Wheest · March 4, 2024, 4:24pm

I’m compiling programs for MicroTVM (for a custom target), so I generate C code, and use my own compilation toolchain (much like this tutorial).

However, my platform has limited memory, and for larger models my linker refuses to compile because we have run out of memory.

This is because (as far as I can see), all the parameters are being stored in the ELF file, (under .rodata). These parameters are stored in the generated file codegen/host/src/default_lib0.c , which for my case is over 523MB. When compiled, this file is a more manageable 131MB, but still too large for my linker to accept.

If I had the weights as an external serialised data structure, then my toolchain would not complain.

I’ve tried enabling and disabling USMP (Unified Static Memory Planning), but it does not change how default_lib0.c is handled.

My build configuration looks like this:

    # Use the AOT executor rather than graph or vm executors.

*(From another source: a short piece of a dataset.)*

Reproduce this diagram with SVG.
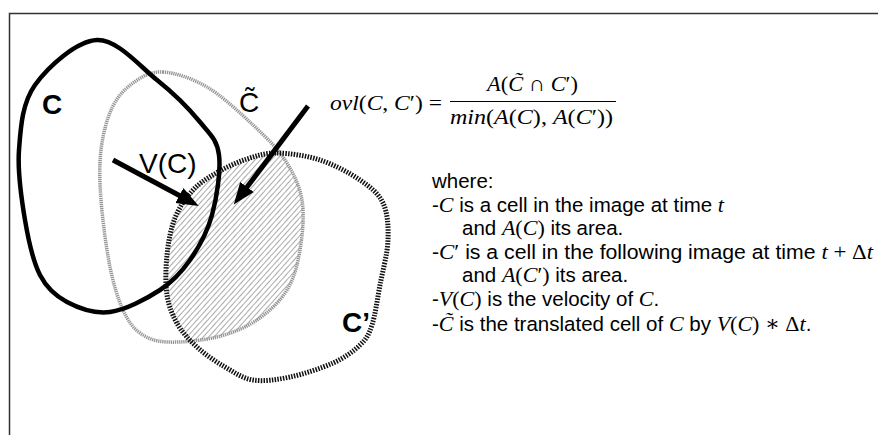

Use unpacked API and C calling style.
    EXECUTOR = tvm.relay.backend.Executor(
        "aot",
        {"unpacked-api": True, "interface-api": "c", "workspace-byte-alignment": 8},
    )

I found some additional configuration options here, including link-params which looks promising.

Looking at the docs, link-params is described as:

{"link-params":True} enables parameters to be linked into the generated files rather than provided externally.

Therefore, I tried setting "link-params": False, in my executor configuration.

Enabling this switches the location of the data from default_lib0.c to default_lib1.c (which is also compiled in my original flow but is smaller).

Is there a canonical way of storing my weights in an external data structure stored on disk, rather than as part of the ELF file?

In theory, maybe I could change my toolchain compiler to allow a larger .rodata part, but I’m unsure of what downstream problems that could cause, since I think this data is loaded into ROM when the binary is executed (and I don’t have enough of it).

This post seems relevant, as it talks about the issues of having limited ROM, and marking things within default_lib1.c as going in different areas of memory. I still need to understand what’s its doing to see if it helps, but in the meatime any help would be appreciated.

Wheest · March 5, 2024, 1:05pm

I’ve gone a bit deeper into this problem, and my understanding is thus:

Many modern operating systems use demand paging on .rodata, so that it is only loaded into memory when needed. Therefore for most systems the approach taken by MicroTVM is more than enough.

However, the system I’m working with doesn’t have that. My storage is memory mapped, so I can edit my linker to look for the .rodata there. But the issue is of course that is very slow, since it never actually moves the data into memory, but does every array access from storage.

Therefore, the solution I’m going for is to serialise the weights and load and free them on demand. I’m pretty sure MicroTVM doesn’t have support for that yet?